STATED TASK: Using the records that follow, reproduce exactly the lines starting at the line containing "Emit a web page" and ending at the line containing "var cx = 342, cy = 327, R = 322". Include both end lines and no pictures.
:: ENTRIES SHOWN
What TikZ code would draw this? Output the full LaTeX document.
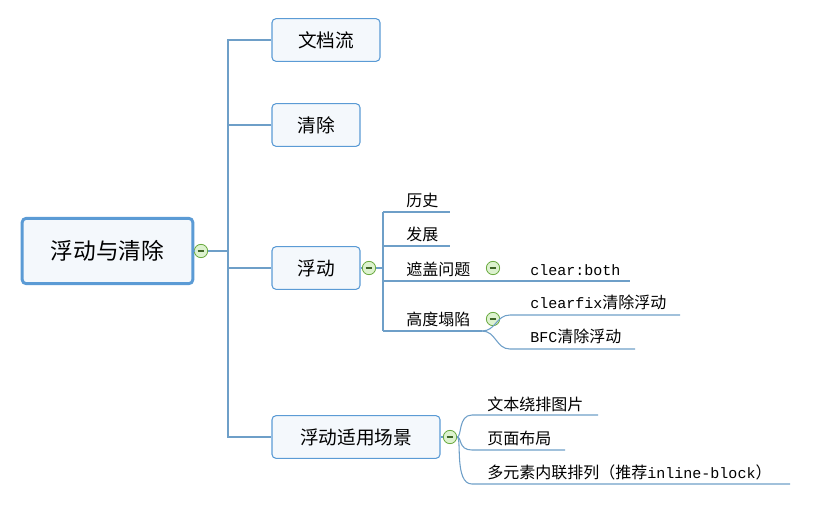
::::
:: ENTRIES SHOWN
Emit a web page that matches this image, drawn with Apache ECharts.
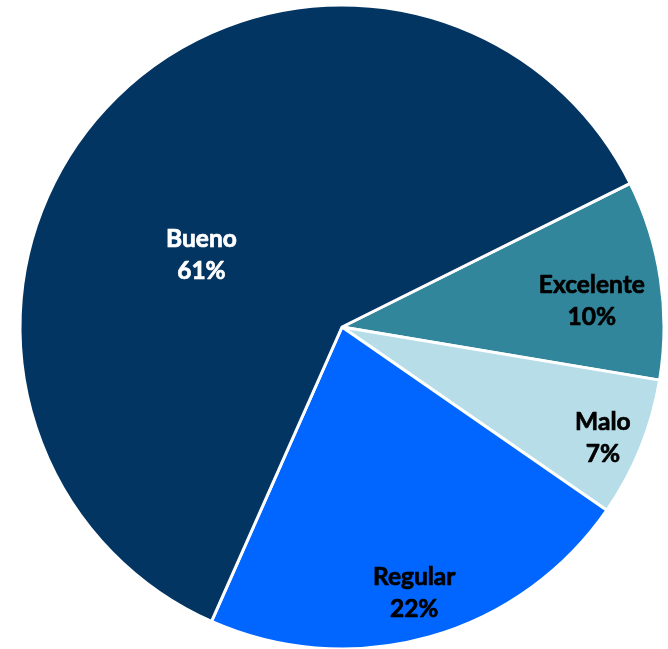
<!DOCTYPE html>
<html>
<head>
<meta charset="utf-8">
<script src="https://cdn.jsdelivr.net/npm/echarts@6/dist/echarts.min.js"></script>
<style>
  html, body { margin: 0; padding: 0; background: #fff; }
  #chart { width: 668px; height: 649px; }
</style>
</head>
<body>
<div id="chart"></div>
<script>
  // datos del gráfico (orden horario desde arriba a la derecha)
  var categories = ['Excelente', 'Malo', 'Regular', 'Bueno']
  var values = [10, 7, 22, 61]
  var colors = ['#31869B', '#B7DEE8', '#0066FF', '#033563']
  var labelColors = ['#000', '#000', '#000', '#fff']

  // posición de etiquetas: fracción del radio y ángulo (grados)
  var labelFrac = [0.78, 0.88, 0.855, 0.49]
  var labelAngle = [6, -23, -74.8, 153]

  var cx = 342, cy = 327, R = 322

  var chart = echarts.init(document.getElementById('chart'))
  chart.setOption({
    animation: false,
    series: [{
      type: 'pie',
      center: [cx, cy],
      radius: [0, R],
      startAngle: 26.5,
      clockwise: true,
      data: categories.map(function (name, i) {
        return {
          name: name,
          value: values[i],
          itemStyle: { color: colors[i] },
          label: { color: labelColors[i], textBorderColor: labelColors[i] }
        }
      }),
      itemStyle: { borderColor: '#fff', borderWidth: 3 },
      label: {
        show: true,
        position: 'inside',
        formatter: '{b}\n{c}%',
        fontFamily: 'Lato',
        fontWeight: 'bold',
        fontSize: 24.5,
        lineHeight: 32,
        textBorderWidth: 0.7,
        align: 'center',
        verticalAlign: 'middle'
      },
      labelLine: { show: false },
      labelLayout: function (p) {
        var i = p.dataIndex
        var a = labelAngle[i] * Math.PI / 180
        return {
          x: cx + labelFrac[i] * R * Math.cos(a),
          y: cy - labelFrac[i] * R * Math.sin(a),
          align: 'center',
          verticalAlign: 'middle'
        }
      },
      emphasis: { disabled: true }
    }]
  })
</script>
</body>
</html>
::::
:: ENTRIES SHOWN
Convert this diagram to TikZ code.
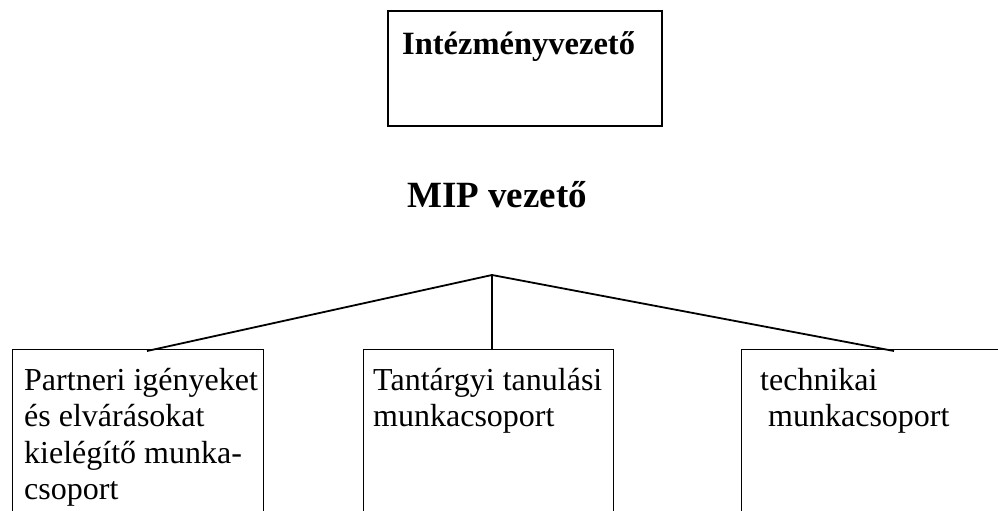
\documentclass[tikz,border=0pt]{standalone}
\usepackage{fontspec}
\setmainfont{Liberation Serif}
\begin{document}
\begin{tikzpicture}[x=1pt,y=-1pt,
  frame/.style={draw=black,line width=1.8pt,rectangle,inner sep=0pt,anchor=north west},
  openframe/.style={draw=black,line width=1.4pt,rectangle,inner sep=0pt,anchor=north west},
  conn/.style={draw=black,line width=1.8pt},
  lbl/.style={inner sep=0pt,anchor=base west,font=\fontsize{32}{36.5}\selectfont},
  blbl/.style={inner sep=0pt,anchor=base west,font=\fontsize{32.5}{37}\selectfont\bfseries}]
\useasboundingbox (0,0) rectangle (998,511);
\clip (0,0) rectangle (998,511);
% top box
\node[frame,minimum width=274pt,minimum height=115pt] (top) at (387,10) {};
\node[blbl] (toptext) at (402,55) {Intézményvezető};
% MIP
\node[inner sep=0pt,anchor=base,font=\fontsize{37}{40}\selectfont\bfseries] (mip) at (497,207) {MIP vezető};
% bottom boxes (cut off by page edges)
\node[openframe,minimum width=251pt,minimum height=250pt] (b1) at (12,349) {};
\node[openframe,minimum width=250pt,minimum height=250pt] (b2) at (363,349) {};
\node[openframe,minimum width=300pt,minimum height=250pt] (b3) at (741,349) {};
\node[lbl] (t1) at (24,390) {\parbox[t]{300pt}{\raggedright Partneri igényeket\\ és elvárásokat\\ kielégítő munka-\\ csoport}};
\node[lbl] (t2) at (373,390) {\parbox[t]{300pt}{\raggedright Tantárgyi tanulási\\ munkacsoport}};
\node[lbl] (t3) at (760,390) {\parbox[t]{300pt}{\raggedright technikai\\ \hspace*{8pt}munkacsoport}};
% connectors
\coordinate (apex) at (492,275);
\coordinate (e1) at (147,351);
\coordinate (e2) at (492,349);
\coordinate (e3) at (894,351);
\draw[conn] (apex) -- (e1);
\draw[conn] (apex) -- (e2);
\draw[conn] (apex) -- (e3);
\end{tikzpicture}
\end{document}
::::
ANSWER FOR THE TASK:
Emit a web page that matches this image, drawn with Apache ECharts.
<!DOCTYPE html>
<html>
<head>
<meta charset="utf-8">
<script src="https://cdn.jsdelivr.net/npm/echarts@6/dist/echarts.min.js"></script>
<style>
  html, body { margin: 0; padding: 0; background: #fff; }
  #chart { width: 668px; height: 649px; }
</style>
</head>
<body>
<div id="chart"></div>
<script>
  // datos del gráfico (orden horario desde arriba a la derecha)
  var categories = ['Excelente', 'Malo', 'Regular', 'Bueno']
  var values = [10, 7, 22, 61]
  var colors = ['#31869B', '#B7DEE8', '#0066FF', '#033563']
  var labelColors = ['#000', '#000', '#000', '#fff']

  // posición de etiquetas: fracción del radio y ángulo (grados)
  var labelFrac = [0.78, 0.88, 0.855, 0.49]
  var labelAngle = [6, -23, -74.8, 153]

  var cx = 342, cy = 327, R = 322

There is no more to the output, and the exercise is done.